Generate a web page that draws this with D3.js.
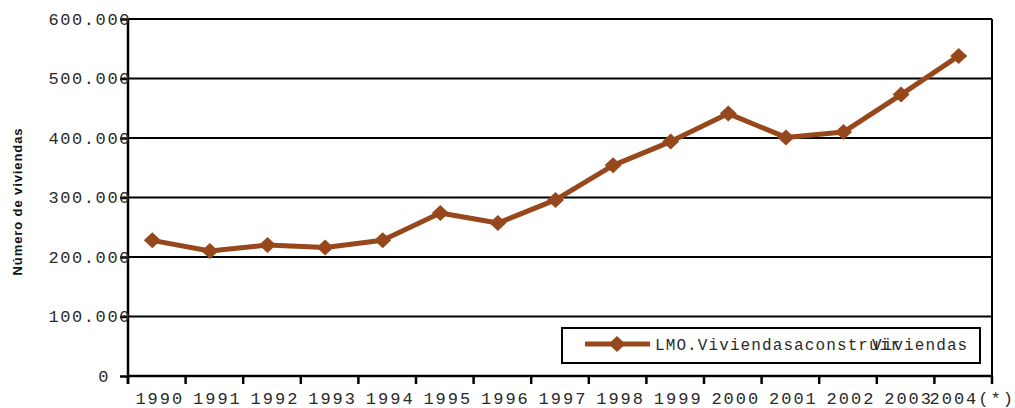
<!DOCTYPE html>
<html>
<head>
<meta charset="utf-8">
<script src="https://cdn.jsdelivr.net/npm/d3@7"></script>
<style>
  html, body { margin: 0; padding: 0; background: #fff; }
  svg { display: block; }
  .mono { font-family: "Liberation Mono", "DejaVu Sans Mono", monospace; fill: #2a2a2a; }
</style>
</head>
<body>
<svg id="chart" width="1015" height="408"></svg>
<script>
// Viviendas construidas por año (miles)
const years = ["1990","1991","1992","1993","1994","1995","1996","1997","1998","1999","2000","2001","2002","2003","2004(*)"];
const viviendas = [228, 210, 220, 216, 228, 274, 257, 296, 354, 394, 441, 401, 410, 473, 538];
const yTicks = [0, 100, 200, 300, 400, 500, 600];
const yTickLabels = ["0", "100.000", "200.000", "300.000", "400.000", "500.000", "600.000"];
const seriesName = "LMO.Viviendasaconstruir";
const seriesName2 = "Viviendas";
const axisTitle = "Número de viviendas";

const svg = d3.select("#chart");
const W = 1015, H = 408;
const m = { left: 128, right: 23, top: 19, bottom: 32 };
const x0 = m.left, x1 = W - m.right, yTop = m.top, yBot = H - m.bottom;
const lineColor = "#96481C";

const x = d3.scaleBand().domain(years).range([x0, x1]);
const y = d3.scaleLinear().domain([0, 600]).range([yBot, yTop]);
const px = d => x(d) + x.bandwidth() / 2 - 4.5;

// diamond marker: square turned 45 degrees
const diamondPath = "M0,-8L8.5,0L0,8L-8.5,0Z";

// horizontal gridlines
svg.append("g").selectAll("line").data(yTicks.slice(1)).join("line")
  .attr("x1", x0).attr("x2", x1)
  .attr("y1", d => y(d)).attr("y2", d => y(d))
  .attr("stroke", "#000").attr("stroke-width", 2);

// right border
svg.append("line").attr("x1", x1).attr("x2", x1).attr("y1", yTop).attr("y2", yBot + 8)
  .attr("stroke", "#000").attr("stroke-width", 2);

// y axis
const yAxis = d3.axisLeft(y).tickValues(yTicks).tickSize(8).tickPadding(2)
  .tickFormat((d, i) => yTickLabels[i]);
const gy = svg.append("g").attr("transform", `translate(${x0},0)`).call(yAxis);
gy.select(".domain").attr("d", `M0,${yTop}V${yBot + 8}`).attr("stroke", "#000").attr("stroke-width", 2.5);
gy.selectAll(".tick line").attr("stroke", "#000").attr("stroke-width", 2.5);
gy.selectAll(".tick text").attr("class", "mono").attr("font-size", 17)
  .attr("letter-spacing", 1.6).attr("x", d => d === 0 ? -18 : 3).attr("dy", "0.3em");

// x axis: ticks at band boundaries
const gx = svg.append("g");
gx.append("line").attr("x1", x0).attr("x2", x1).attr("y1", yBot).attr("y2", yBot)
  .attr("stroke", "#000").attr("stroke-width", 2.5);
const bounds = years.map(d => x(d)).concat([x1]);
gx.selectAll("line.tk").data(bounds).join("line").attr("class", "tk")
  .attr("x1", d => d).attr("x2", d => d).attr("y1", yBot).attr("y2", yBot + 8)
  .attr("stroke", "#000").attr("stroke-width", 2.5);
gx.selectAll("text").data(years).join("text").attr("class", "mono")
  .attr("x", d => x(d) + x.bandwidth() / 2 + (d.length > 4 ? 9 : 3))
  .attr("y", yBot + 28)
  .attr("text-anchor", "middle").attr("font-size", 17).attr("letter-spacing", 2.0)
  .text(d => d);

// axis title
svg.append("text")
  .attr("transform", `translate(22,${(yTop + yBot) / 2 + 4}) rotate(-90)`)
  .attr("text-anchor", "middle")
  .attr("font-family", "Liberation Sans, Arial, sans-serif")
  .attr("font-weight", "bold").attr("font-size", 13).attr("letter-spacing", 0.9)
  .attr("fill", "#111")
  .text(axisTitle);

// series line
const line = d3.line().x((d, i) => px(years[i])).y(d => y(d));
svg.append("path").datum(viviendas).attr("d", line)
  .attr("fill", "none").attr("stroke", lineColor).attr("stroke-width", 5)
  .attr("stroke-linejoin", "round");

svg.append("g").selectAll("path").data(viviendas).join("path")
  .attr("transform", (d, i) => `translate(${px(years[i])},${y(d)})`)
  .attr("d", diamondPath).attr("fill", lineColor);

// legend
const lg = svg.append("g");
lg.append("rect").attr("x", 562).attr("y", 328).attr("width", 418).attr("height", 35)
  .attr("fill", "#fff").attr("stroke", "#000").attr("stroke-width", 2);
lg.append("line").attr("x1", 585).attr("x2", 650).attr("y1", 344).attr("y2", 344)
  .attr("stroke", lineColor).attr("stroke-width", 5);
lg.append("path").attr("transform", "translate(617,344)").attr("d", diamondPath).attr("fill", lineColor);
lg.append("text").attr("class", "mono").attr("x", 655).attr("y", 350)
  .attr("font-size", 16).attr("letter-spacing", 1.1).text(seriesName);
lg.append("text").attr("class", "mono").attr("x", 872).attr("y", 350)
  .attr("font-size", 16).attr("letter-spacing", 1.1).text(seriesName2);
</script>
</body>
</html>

####################

EXERCISE INSTRUCTIONS – Copy out the data above exactly, except the pictures.

COMPLETE ANSWER –
Generate a web page that draws this with D3.js.
<!DOCTYPE html>
<html>
<head>
<meta charset="utf-8">
<script src="https://cdn.jsdelivr.net/npm/d3@7"></script>
<style>
  html, body { margin: 0; padding: 0; background: #fff; }
  svg { display: block; }
  .mono { font-family: "Liberation Mono", "DejaVu Sans Mono", monospace; fill: #2a2a2a; }
</style>
</head>
<body>
<svg id="chart" width="1015" height="408"></svg>
<script>
// Viviendas construidas por año (miles)
const years = ["1990","1991","1992","1993","1994","1995","1996","1997","1998","1999","2000","2001","2002","2003","2004(*)"];
const viviendas = [228, 210, 220, 216, 228, 274, 257, 296, 354, 394, 441, 401, 410, 473, 538];
const yTicks = [0, 100, 200, 300, 400, 500, 600];
const yTickLabels = ["0", "100.000", "200.000", "300.000", "400.000", "500.000", "600.000"];
const seriesName = "LMO.Viviendasaconstruir";
const seriesName2 = "Viviendas";
const axisTitle = "Número de viviendas";

const svg = d3.select("#chart");
const W = 1015, H = 408;
const m = { left: 128, right: 23, top: 19, bottom: 32 };
const x0 = m.left, x1 = W - m.right, yTop = m.top, yBot = H - m.bottom;
const lineColor = "#96481C";

const x = d3.scaleBand().domain(years).range([x0, x1]);
const y = d3.scaleLinear().domain([0, 600]).range([yBot, yTop]);
const px = d => x(d) + x.bandwidth() / 2 - 4.5;

// diamond marker: square turned 45 degrees
const diamondPath = "M0,-8L8.5,0L0,8L-8.5,0Z";

// horizontal gridlines
svg.append("g").selectAll("line").data(yTicks.slice(1)).join("line")
  .attr("x1", x0).attr("x2", x1)
  .attr("y1", d => y(d)).attr("y2", d => y(d))
  .attr("stroke", "#000").attr("stroke-width", 2);

// right border
svg.append("line").attr("x1", x1).attr("x2", x1).attr("y1", yTop).attr("y2", yBot + 8)
  .attr("stroke", "#000").attr("stroke-width", 2);

// y axis
const yAxis = d3.axisLeft(y).tickValues(yTicks).tickSize(8).tickPadding(2)
  .tickFormat((d, i) => yTickLabels[i]);
const gy = svg.append("g").attr("transform", `translate(${x0},0)`).call(yAxis);
gy.select(".domain").attr("d", `M0,${yTop}V${yBot + 8}`).attr("stroke", "#000").attr("stroke-width", 2.5);
gy.selectAll(".tick line").attr("stroke", "#000").attr("stroke-width", 2.5);
gy.selectAll(".tick text").attr("class", "mono").attr("font-size", 17)
  .attr("letter-spacing", 1.6).attr("x", d => d === 0 ? -18 : 3).attr("dy", "0.3em");

// x axis: ticks at band boundaries
const gx = svg.append("g");
gx.append("line").attr("x1", x0).attr("x2", x1).attr("y1", yBot).attr("y2", yBot)
  .attr("stroke", "#000").attr("stroke-width", 2.5);
const bounds = years.map(d => x(d)).concat([x1]);
gx.selectAll("line.tk").data(bounds).join("line").attr("class", "tk")
  .attr("x1", d => d).attr("x2", d => d).attr("y1", yBot).attr("y2", yBot + 8)
  .attr("stroke", "#000").attr("stroke-width", 2.5);
gx.selectAll("text").data(years).join("text").attr("class", "mono")
  .attr("x", d => x(d) + x.bandwidth() / 2 + (d.length > 4 ? 9 : 3))
  .attr("y", yBot + 28)
  .attr("text-anchor", "middle").attr("font-size", 17).attr("letter-spacing", 2.0)
  .text(d => d);

// axis title
svg.append("text")
  .attr("transform", `translate(22,${(yTop + yBot) / 2 + 4}) rotate(-90)`)
  .attr("text-anchor", "middle")
  .attr("font-family", "Liberation Sans, Arial, sans-serif")
  .attr("font-weight", "bold").attr("font-size", 13).attr("letter-spacing", 0.9)
  .attr("fill", "#111")
  .text(axisTitle);

// series line
const line = d3.line().x((d, i) => px(years[i])).y(d => y(d));
svg.append("path").datum(viviendas).attr("d", line)
  .attr("fill", "none").attr("stroke", lineColor).attr("stroke-width", 5)
  .attr("stroke-linejoin", "round");

svg.append("g").selectAll("path").data(viviendas).join("path")
  .attr("transform", (d, i) => `translate(${px(years[i])},${y(d)})`)
  .attr("d", diamondPath).attr("fill", lineColor);

// legend
const lg = svg.append("g");
lg.append("rect").attr("x", 562).attr("y", 328).attr("width", 418).attr("height", 35)
  .attr("fill", "#fff").attr("stroke", "#000").attr("stroke-width", 2);
lg.append("line").attr("x1", 585).attr("x2", 650).attr("y1", 344).attr("y2", 344)
  .attr("stroke", lineColor).attr("stroke-width", 5);
lg.append("path").attr("transform", "translate(617,344)").attr("d", diamondPath).attr("fill", lineColor);
lg.append("text").attr("class", "mono").attr("x", 655).attr("y", 350)
  .attr("font-size", 16).attr("letter-spacing", 1.1).text(seriesName);
lg.append("text").attr("class", "mono").attr("x", 872).attr("y", 350)
  .attr("font-size", 16).attr("letter-spacing", 1.1).text(seriesName2);
</script>
</body>
</html>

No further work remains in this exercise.